Your letters are now very attractive from a scientific standpoint. The letters all have pretty little curly tails on them, and though you do not always spell according to Gunter, the capital letters are as pretty as a picture. I never saw such a round O as you make when you hang your tongue out and begin to swing yourself. Your mother says that your great-uncle on her side was a good writer too. He could draw off a turtle dove without taking his pen from the paper, and most everybody would know as soon as they looked at it that it was a turtle dove or some such bird as that.
He could also draw a deer with coil spring horns on him, and a barbed wire fence to it, and a scolloped tail, and it looked as much like a deer as anything else you could think of.
He was a fine penman and wrote a good deal for the papers. Your mother has got a lot of his pieces in the house yet, which the papers sent back because they were busy and crowded full of other stuff. I read some of these letters, and any one can see that it was a great sacrifice for the editors to send the pieces back, but they had got used to it and conquered their own personal feelings, and sent them back because they were too good for the plain, untutored reader. One editor said that he did not want to print the enclosed pieces because he thought it would be a pity to place such pretty writing in the soiled hands of the practical printer. He said that the manuscript looked so pretty just as it was, that he hadn't the heart to send it into the composing room. So the day may not be far away, Henry, when you can write for the press, your mother thinks. I don't care so much about it myself, but she has her heart set on it. Your mother thinks that you are a great man, though I have not detected any symptoms of it yet. She has got that last pen scroll work here of yours in the bible, where she can look at it every day. Its the picture of a hen setting in a nest of curly-cues made with red ink, over a woven wire mattress of dewdads in blue ink, and some tall grass in violet ink. Your mother says that this fowl is also a turtle dove, but I think she is wrong.

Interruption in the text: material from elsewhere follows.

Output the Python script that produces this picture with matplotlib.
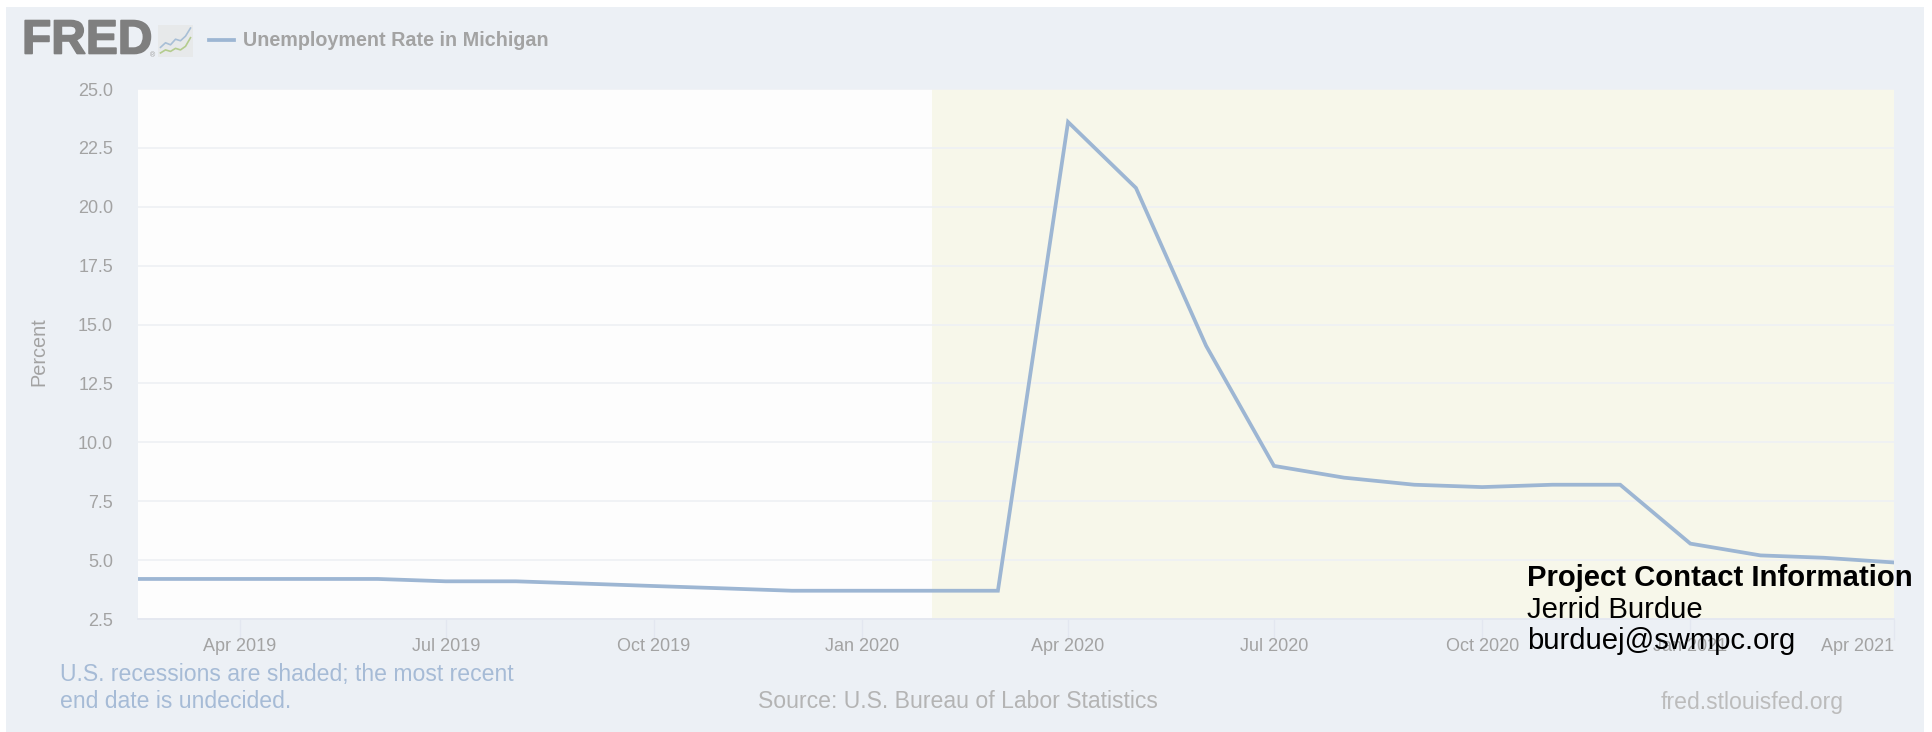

She says the world has always got a warm place for one who can make such a beautiful picture without taking his pen off the paper. Perhaps she is right. I hope that you will not take me for an example, for I am no writer at all. My parents couldn't give me any advantages when I was young. When I ought to have been learning how to make a red ink bird of paradise swooping down on a violet ink butterfly with green horns, I was frittering away my time trying to keep my misguided parents out of the poor-house.

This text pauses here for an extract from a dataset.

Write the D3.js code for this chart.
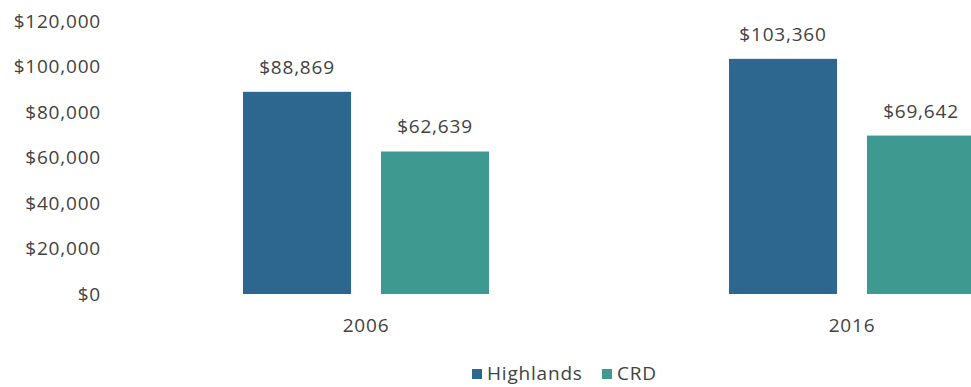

I tell you, Henry, there was mighty little fluff and bloom and funny business in my young life. While you are acquiring the rudiments of Long Dennis and polo and penmanship, and storing your mind with useful knowledge with which to parlize your poor parents when you come home, do not forget, Henry, that your old sway-back father never had those opportunities for soaking his system full of useful knowledge which you now enjoy. When I was your age, I was helping to jerk the smutty logs off of a new farm with a pair of red and restless steers, in the interest of your grandfather.
But, I do not repine. I just simply call your attention to your priviledges. Could you have a Summer in the heart of the primeval forest, thrown in contact with a pair of high-strung steers and a large number of black flies of the most malignant type, "snaking" half-burnt logs across yourself and fighting flies from early dawn till set of sun, you would be willing, nay tickled, to go back to your monotonous round of base ball and Suffolk jackets and pest-house cigarettes. .

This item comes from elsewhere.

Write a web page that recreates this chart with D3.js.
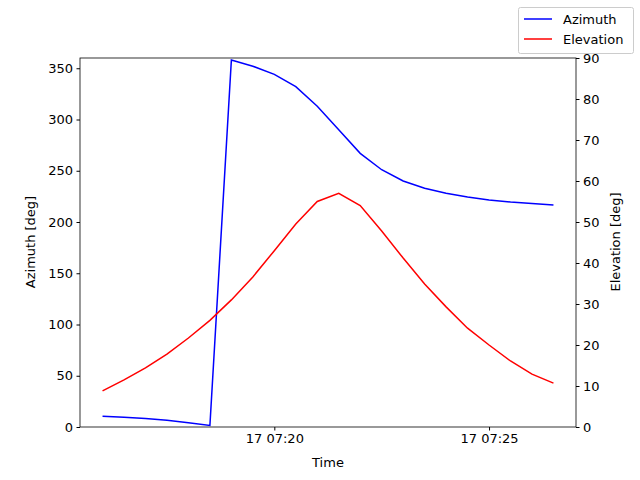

We rather expected you home some time ago, but you said you needed sea air and change of scene, so you will not be home very likely till the latter part of the month. We will be glad to see you any time, Henry, and we will try to make it as pleasant as we can for you. Your mother got me to fill the big straw-tick for your bed again, so that you would have a nice tall place to sleep, and so that you could live high, as the feller said.
I tried on the old velocipede pants you sent home last week. They are too short for me with the style of legs I am using this Summer. Your bathing pants are also too short for me, so I gave them to a poor woman here who is trying to ameliorate the condition of her sex.